Bush remained in the air for hours, giving orders to his vice-president, Dick Cheney, at the White House. That decision was controversial as it made the president look as if he was in hiding or was not safe in his country’s capital.
Bush says that he ordered the plane to return to Washington but he was overruled by the secret service and political aides. Eventually it flew to an air force base in Louisiana and then to a military base in Nebraska.
But then came a decision Bush had never imagined he would have to make. A fourth plane was headed toward Washington. The president ordered that it be shot down by American fighter aircraft.
“Hijacked planes were weapons of war. Despite the agonising costs, taking one out could save countless lives on the ground. I had just made my first decision as a wartime commander in chief,” Bush writes.
Then news came of the fourth plane having gone down in Pennsylvania. “Did we shoot it down, or did it crash?” Bush asked. “Nobody knew. I felt sick to my stomach. Had I ordered the death of those innocent Americans?”
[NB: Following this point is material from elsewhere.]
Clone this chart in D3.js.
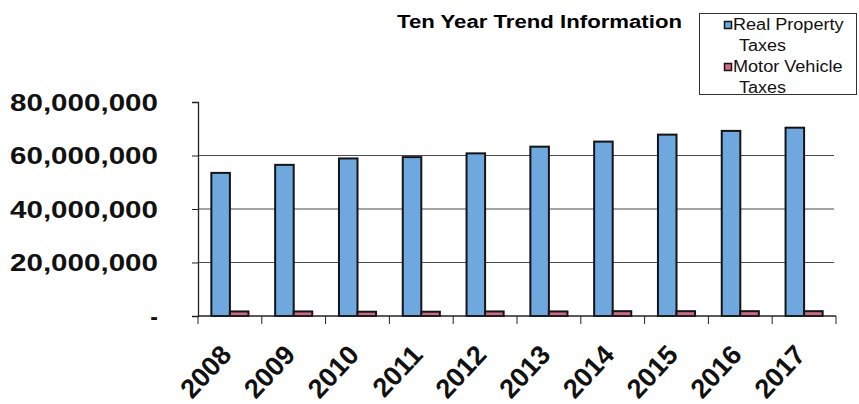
<!DOCTYPE html>
<html>
<head>
<meta charset="utf-8">
<title>Ten Year Trend Information</title>
<script src="https://cdnjs.cloudflare.com/ajax/libs/d3/7.8.5/d3.min.js"></script>
<style>
	html, body { margin: 0; padding: 0; background: #fff; }
	svg { display: block; font-family: 'Liberation Sans', Arial, sans-serif; }
</style>
</head>
<body>
<div class="vis"></div>
<script>
'use strict';

// data
var years = ['2008', '2009', '2010', '2011', '2012', '2013', '2014', '2015', '2016', '2017'];
var realProperty = [53.5e6, 56.5e6, 58.9e6, 59.4e6, 60.8e6, 63.3e6, 65.2e6, 67.8e6, 69.2e6, 70.4e6];
var motorVehicle = [1.7e6, 1.7e6, 1.6e6, 1.6e6, 1.7e6, 1.7e6, 1.8e6, 1.8e6, 1.8e6, 1.8e6];
var seriesNames = ['Real Property Taxes', 'Motor Vehicle Taxes'];
var yTicks = [0, 20e6, 40e6, 60e6, 80e6];

(function ( window, document, undefined ) {

	var width = 859;
	var height = 404;

	var blueColor = '#6fa8de';
	var pinkColor = '#cf6a86';
	var strokeColor = '#141414';

	var series = [realProperty, motorVehicle];

	// scales
	var x = d3.scaleBand()
		.domain( years )
		.range( [198, 836] );

	var xInner = d3.scaleBand()
		.domain( d3.range( series.length ) )
		.range( [0, x.bandwidth()] )
		.paddingOuter( 0.72 );

	var y = d3.scaleLinear()
		.domain( [0, 80e6] )
		.range( [316, 102] );

	var fill = d3.scaleOrdinal()
		.domain( d3.range( series.length ) )
		.range( [blueColor, pinkColor] );

	var svg = d3.select('.vis')
		.append('svg')
			.attr('width', width)
			.attr('height', height);

	// title
	svg.append('text')
		.attr('x', 397)
		.attr('y', 28)
		.attr('textLength', 285)
		.attr('lengthAdjust', 'spacingAndGlyphs')
		.style('font-size', '18px')
		.style('font-weight', 'bold')
		.text('Ten Year Trend Information');

	// gridlines (no line at the top value)
	svg.append('g')
		.selectAll('line')
		.data( yTicks.filter(function(d) { return d > 0 && d < 80e6; }) )
		.enter()
		.append('line')
			.attr('x1', x.range()[0])
			.attr('x2', 834)
			.attr('y1', function(d) { return y( d ); })
			.attr('y2', function(d) { return y( d ); })
			.attr('stroke', '#4a4a4a')
			.attr('stroke-width', 1);

	// bars
	var groups = svg.append('g')
		.selectAll('g')
		.data( years )
		.enter()
		.append('g')
			.attr('transform', function(d) { return 'translate(' + x( d ) + ',0)'; });

	groups.selectAll('rect')
		.data(function(d, i) {
			return series.map(function(s, k) { return { key: k, value: s[i] }; });
		})
		.enter()
		.append('rect')
			.attr('x', function(d) { return xInner( d.key ); })
			.attr('y', function(d) { return y( d.value ); })
			.attr('width', xInner.bandwidth())
			.attr('height', function(d) { return y( 0 ) - y( d.value ); })
			.attr('fill', function(d) { return fill( d.key ); })
			.attr('stroke', strokeColor)
			.attr('stroke-width', 2);

	// y axis
	var yAxis = svg.append('g')
		.attr('transform', 'translate(' + x.range()[0] + ',0)')
		.call( d3.axisLeft( y ).tickValues( yTicks ).tickSize( 6 ).tickFormat(function(d) {
			return d === 0 ? '-' : d3.format(',')( d );
		}) );

	yAxis.select('.domain').attr('stroke', '#222').attr('stroke-width', 1.3);
	yAxis.selectAll('.tick line').attr('stroke', '#222');
	yAxis.selectAll('.tick text')
		.attr('x', -40)
		.attr('dy', '0.36em')
		.attr('fill', '#111')
		.style('font-size', '23px')
		.style('font-weight', 'bold')
		.style('font-family', "'Liberation Sans', Arial, sans-serif")
		.each(function(d) {
			if ( d !== 0 ) {
				d3.select( this )
					.attr('textLength', 148)
					.attr('lengthAdjust', 'spacingAndGlyphs');
			}
		});

	// x axis with ticks between categories
	var xAxis = svg.append('g')
		.attr('transform', 'translate(0,' + y( 0 ) + ')');

	xAxis.append('line')
		.attr('x1', x.range()[0])
		.attr('x2', x.range()[1])
		.attr('stroke', '#222')
		.attr('stroke-width', 1.3);

	xAxis.selectAll('line.tick')
		.data( years.map(function(d) { return x( d ); }).concat( [x.range()[1]] ) )
		.enter()
		.append('line')
			.attr('class', 'tick')
			.attr('x1', function(d) { return d; })
			.attr('x2', function(d) { return d; })
			.attr('y2', 8)
			.attr('stroke', '#222');

	// year labels, slanted
	xAxis.selectAll('text')
		.data( years )
		.enter()
		.append('text')
			.attr('transform', function(d) {
				return 'translate(' + (x( d ) + x.bandwidth() / 2 + 3) + ',40) rotate(-47)';
			})
			.attr('text-anchor', 'end')
			.attr('fill', '#111')
			.style('font-size', '27px')
			.style('font-weight', 'bold')
			.text(function(d) { return d; });

	// legend
	var legend = svg.append('g');

	legend.append('rect')
		.attr('x', 699.5)
		.attr('y', 13.5)
		.attr('width', 157)
		.attr('height', 81)
		.attr('fill', '#fff')
		.attr('stroke', '#333');

	var legendItems = legend.selectAll('g')
		.data( seriesNames )
		.enter()
		.append('g')
			.attr('transform', function(d, i) { return 'translate(0,' + (i * 42) + ')'; });

	legendItems.append('rect')
		.attr('x', 724.5)
		.attr('y', 21.5)
		.attr('width', 7)
		.attr('height', 7)
		.attr('fill', function(d, i) { return fill( i ); })
		.attr('stroke', strokeColor)
		.attr('stroke-width', 1.5);

	legendItems.append('text')
		.attr('x', 733)
		.attr('y', 30)
		.attr('fill', '#111')
		.style('font-size', '16px')
		.text(function(d) { return d.replace(/ Taxes$/, ''); })
		.each(function() {
			var w = this.getComputedTextLength();
			d3.select( this )
				.attr('textLength', w * 1.13)
				.attr('lengthAdjust', 'spacingAndGlyphs');
		});

	legendItems.append('text')
		.attr('x', 739)
		.attr('y', 51)
		.attr('fill', '#111')
		.attr('textLength', 47)
		.attr('lengthAdjust', 'spacingAndGlyphs')
		.style('font-size', '16px')
		.text('Taxes');

})( this, document );
</script>
</body>
</html>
Only later did Bush learn that the plane had crashed after the passengers charged the hijackers in the cockpit.
The president says that one of the hardest things was following what was actually going on in his country that day. Air Force One had no satellite television and so would have to pick up local television stations as it flew over.
“After a few minutes on any given station, the screen would dissolve into static. I caught enough of a glimpse of the coverage to understand the horror of what the American people were watching. Stranded people were jumping to their deaths from the top floors of the World Trade Centre towers,” he writes.
Bush returned to Washington with a clear sense that the enemy had to be confronted, but no certainty as to how to do it or even how to rally his own country.
“There is no textbook on how to steady a nation rattled by a faceless enemy,” the former president writes.
“I relied on instincts and background. My west Texas optimism helped me project confidence.
“Occasionally I spoke a little too bluntly, such as when I said I wanted Bin Laden ‘dead or alive’,” he added.